Coxheath is a community in the Canadian province of Nova Scotia, located north of the Sydney River in the Cape Breton Regional Municipality on Cape Breton Island. The community is home to Riverview Rural High School, a secondary school with approximately 900 students in Grades 10-12 and Coxheath Elementary.

==History==
After the fall of Louisbourg in 1758, Captain William Cox was left in charge of English soldiers in Sydney. In 1796 Cox obtained a grant of 1300 acres of farmland along the Spanish River where he had been living since 1790. English soldiers cleared the land, built a house, stable and barns. They then set up a grist mill and a road was built from his farm to the mill. Captain Cox lived on the farm with his wife and ran a successful grist mill and dairy farm. He named the land Cox's heath before returning to England in 1809.
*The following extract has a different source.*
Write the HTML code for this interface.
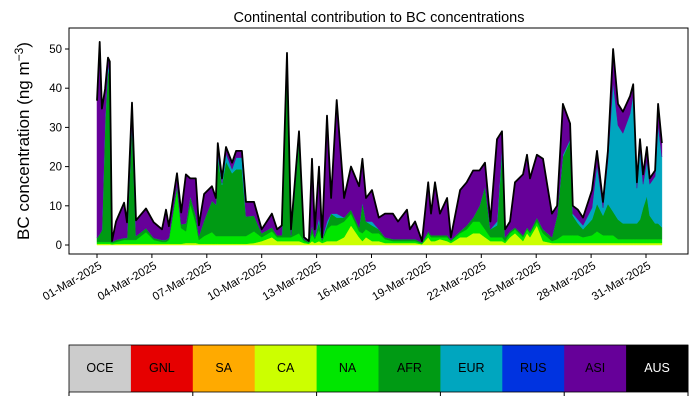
<!DOCTYPE html>
<html><head><meta charset="utf-8"><style>
body{margin:0;background:#fff;font-family:"Liberation Sans",sans-serif}
svg text{font-family:"Liberation Sans",sans-serif}
</style></head><body>
<svg id="chart" width="698" height="402" viewBox="0 0 698 402" xmlns="http://www.w3.org/2000/svg">
<text x="379" y="22" font-size="14.5" text-anchor="middle">Continental contribution to BC concentrations</text>
<text transform="translate(29,141) rotate(-90)" font-size="17" text-anchor="middle">BC concentration (ng m<tspan dy="-6" font-size="12">−3</tspan><tspan dy="6">)</tspan></text>
<g id="areas"></g>
<g id="axes"></g>
<g id="cbar"></g>
</svg>
<script>
const days=[0,0.15,0.27,0.44,0.6,0.7,0.82,1.04,1.48,1.64,1.91,2.13,2.68,3.1,3.55,3.77,3.93,4.37,4.6,4.86,5.1,5.4,5.57,5.85,6.28,6.5,6.6,6.83,7.05,7.38,7.6,7.92,8.14,8.58,9.0,9.56,9.84,10.1,10.38,10.6,11.04,11.31,11.58,11.75,11.9,12.13,12.3,12.57,12.79,13.1,13.5,13.88,14.32,14.5,14.7,15.03,15.4,15.74,16.17,16.45,16.94,17.1,17.38,17.76,18.1,18.25,18.47,18.74,19.13,19.34,19.84,20.2,20.55,20.9,21.2,21.5,21.86,22.13,22.3,22.57,22.84,23.28,23.5,23.66,24.04,24.37,24.86,25.14,25.46,25.85,26.0,26.28,26.56,27.05,27.32,27.65,27.92,28.2,28.47,28.74,29.13,29.3,29.5,29.67,29.84,30.05,30.2,30.5,30.66,30.87];
const caVals=[.3,.3,.3,.3,.3,.3,.2,.3,.3,.3,.3,.3,.3,.3,.3,.3,.3,.3,.3,.5,.5,.5,.3,.3,.3,.3,.3,.3,.3,.3,.3,.3,.3,.5,1,2,1,1,1,1,1,.5,.3,1,.5,1,.5,1,1,1,2,5,2,1,2,1,1,.5,.5,.5,.5,.5,.5,.2,2,1,1,1.5,1,.5,2,2,3,3,2,1,1,1,.5,2,3,1,3,2,5,1,.5,.5,.5,.5,.5,.5,.5,.5,.5,.5,.5,.5,.5,.5,.5,.5,.5,.5,.5,.5,.5,.5,.5,.5];
const naVals=[.5,.5,.5,.5,.5,.5,.3,.5,1,1,1,1,3,1,.5,.5,1,14,4,3,10,5,1,2,3,2,2,2,2,2,2,2,2,3,1,1.5,1,1,1,1,2,.5,.3,2,1,3,.5,3,4,4,4,3,1.5,2,2,2,2,1,.5,.5,.5,.5,.5,.2,1,1,1,.5,1,.5,1,2,3,3,2,1,1,1,.5,1,1,1,1,1,1,2,.5,1,2,2,2,2,1.5,2,3,2,2,2,1,1,1,1,1,1,1,1,1,1,1,1];
const afrVals=[1,2,3,30,44,42,.3,.5,.5,.5,30,1,1,.5,.5,.5,.5,1,1,2,2,2,1,4,8,8,20,13,19,16,17,17,5,4,1,1,.5,.5,44,.5,24,.5,.2,2,.5,2,.5,1,3,2,1,1,1,8,2,2,1,.5,.5,.5,.5,.5,.5,.2,.5,.5,.5,.5,.5,.3,.5,1,1,4,11,2,3,22,1,.5,.5,.5,.5,.5,1,1,1,6,20,24,5,3,2,4,7,5,8,6,5,4,4,4,4,5,8,11,6,4,4,3];
const eurVals=[0,0,0,1,1,1,0,0,0,0,0,0,0,0,0,0,0,0,0,0,0,0,0,0,0,0,1,.5,2,1,3,3,0,0,0,0,0,0,1,0,0,0,0,0,0,1,0,1,0,1,0,0,0,0,0,1,0,0,0,0,0,0,0,0,0,0,0,0,0,0,0,0,0,0,0,0,1,1,0,0,0,0,0,0,0,0,0,0,.5,.5,.5,1,1,3,10,2,11,33,24,23,28,33,9,18,6,9,8,12,25,18];
const asiVals=[35,49,31,8,2,3,.2,4.7,9,4,5,4,5,4,2.7,7.7,3,3,3,12.5,4.5,9.5,2.7,6.7,3.7,1.7,2.7,1.2,1.7,1.7,1.7,1.7,3.7,3.5,1,3.5,1.5,2.5,2,1.5,2,.5,.2,17,2,13,.5,27,4,29,5,11,10.5,11,6,8,3,6,6.5,4.5,7.5,2.5,4.5,.4,12.5,5.5,13.5,5.5,9.5,.7,10.5,11,12,9,6,2,21,4,2,2.5,11.5,15.5,18.5,13.5,16,18,6,2.5,13,4,2,2.5,2,4.5,3.5,1.5,2.5,8.5,5.5,5.5,4.5,2.5,1.5,2.5,2.5,3.5,1.5,1.5,5.5,3.5];
const yTicks=[0,10,20,30,40,50];
const xTickDays=[0,3,6,9,12,15,18,21,24,27,30];
const xTickLabels=["01-Mar-2025","04-Mar-2025","07-Mar-2025","10-Mar-2025","13-Mar-2025","16-Mar-2025","19-Mar-2025","22-Mar-2025","25-Mar-2025","28-Mar-2025","31-Mar-2025"];
const regions=["OCE","GNL","SA","CA","NA","AFR","EUR","RUS","ASI","AUS"];
const regionColors=["#cccccc","#e60000","#ffaa00","#ccff00","#00e600","#009a14","#00a6bf","#0033e0","#660099","#000000"];

const NS="http://www.w3.org/2000/svg";
const X0=69,X1=688,Y0=28,Y1=254;
function xs(d){return 97+d*18.3;}
function ys(v){return 245-v*3.92;}
function mk(t,a,p){const e=document.createElementNS(NS,t);for(const k in a)e.setAttribute(k,a[k]);p.appendChild(e);return e;}

const areas=document.getElementById('areas');
const series=[["ca-area",caVals,"#ccff00"],["na-area",naVals,"#00e600"],["afr-area",afrVals,"#009a14"],["eur-area",eurVals,"#00a6bf"],["asi-area",asiVals,"#660099"]];
let base=days.map(()=>0);
series.forEach(s=>{
  const top=base.map((b,i)=>b+s[1][i]);
  let d="M"+days.map((t,i)=>xs(t).toFixed(1)+","+ys(top[i]).toFixed(1)).join("L");
  for(let i=days.length-1;i>=0;i--)d+="L"+xs(days[i]).toFixed(1)+","+ys(base[i]).toFixed(1);
  const p=mk('path',{d:d+"Z",fill:s[2],stroke:s[2],"stroke-width":0.5},areas);
  
  
  base=top;
});
const tl=mk('path',{d:"M"+days.map((t,i)=>xs(t).toFixed(1)+","+ys(base[i]).toFixed(1)).join("L"),fill:"none",stroke:"#000","stroke-width":1.8,"stroke-linejoin":"round"},areas);



const ax=document.getElementById('axes');
const fr=mk('rect',{x:X0,y:Y0,width:X1-X0,height:Y1-Y0,fill:"none",stroke:"#000","stroke-width":1},ax);


yTicks.forEach(v=>{
  mk('line',{x1:X0-4,x2:X0,y1:ys(v),y2:ys(v),stroke:"#000"},ax);
  const t=mk('text',{x:X0-7,y:ys(v)+4,"font-size":11.5,"text-anchor":"end"},ax);
  t.textContent=v;
  
  
});
xTickDays.forEach((d,i)=>{
  const x=xs(d);
  mk('line',{x1:x,x2:x,y1:Y1,y2:Y1+4,stroke:"#000"},ax);
  const t=mk('text',{transform:`translate(${x+1},${Y1+6}) rotate(-30) translate(0,9)`,"font-size":11.5,"text-anchor":"end"},ax);
  t.textContent=xTickLabels[i];
  
  
});

const cb=document.getElementById('cbar');
const cw=(X1-X0)/regions.length;
regions.forEach((r,i)=>{
  const g=mk('g',{},cb);
  
  
  mk('rect',{x:X0+i*cw,y:345,width:cw+0.5,height:47,fill:regionColors[i]},g);
  const t=mk('text',{x:X0+i*cw+cw/2,y:372,"font-size":12.5,"text-anchor":"middle",fill:r==="AUS"?"#fff":"#000"},g);
  t.textContent=r;
});
mk('rect',{x:X0,y:345,width:X1-X0,height:47,fill:"none",stroke:"#000","stroke-width":0.8},cb);
[0,2,4,6,8,10].forEach(k=>{const x=X0+k*cw;mk('line',{x1:x,x2:x,y1:392,y2:396,stroke:"#000"},cb);});
</script>
</body></html>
James Boutilier from St. Margarets Bay, Nova Scotia ran a coal shipping business carrying coal from Sydney Mines to Halifax, Nova Scotia. He purchased Captain Cox's land for £300 in gold. Three brigantine ships sailed up Spanish River in May 1811 carrying the Boutilier, Lewis, and Andrews families, who settled in Coxheath. The grist mill was turned into a sawmill when wheat became difficult to grow. It was used in a ship building and repair business run by the Boutilier and Andrews families in the mid-1800s. Around 1850, several Scottish families began to settle near Blacketts Lake. By the turn of the 20th century, the original land of Captain Cox was divided into 25 separate farms. The farms provided the main supply of farm products for the residents of Sydney.

==Resources==
Copper was reported in the Coxheath Hills north of the current Coxheath Road in 1875 by the Geological Survey of Canada. Underground copper mines were developed in the Coxheath Hills during two periods, from 1881–1889 and 1928–1930. These copper deposits are part of the Late Precambrian Coxheath Plutonic-Volcanic Belt underlying the Coxheath Hills and Spruce Brook. Molybdenum was discovered in the area by Mariner Mines Ltd. in 1964, and the system was subsequently described as a low-grade Cu-Mo-Au porphyry deposit.

In 2023 a report was posted by Nova Copper Inc to the resume earlier attempts to explore, re-open and plan to greatly expand the century-old copper mine for copper and other metals. An organization of Coxheath residents and volunteer supporters have taken notice and are working inform the public of these plans. Concerns surrounding the impact on the environment, water supply and infrastructure have been noted. The expanded scale of the newly proposed mining operation as well as significant growth and proximity of population are also key concerns. Efforts continue to echo the concerns to local and provincial government.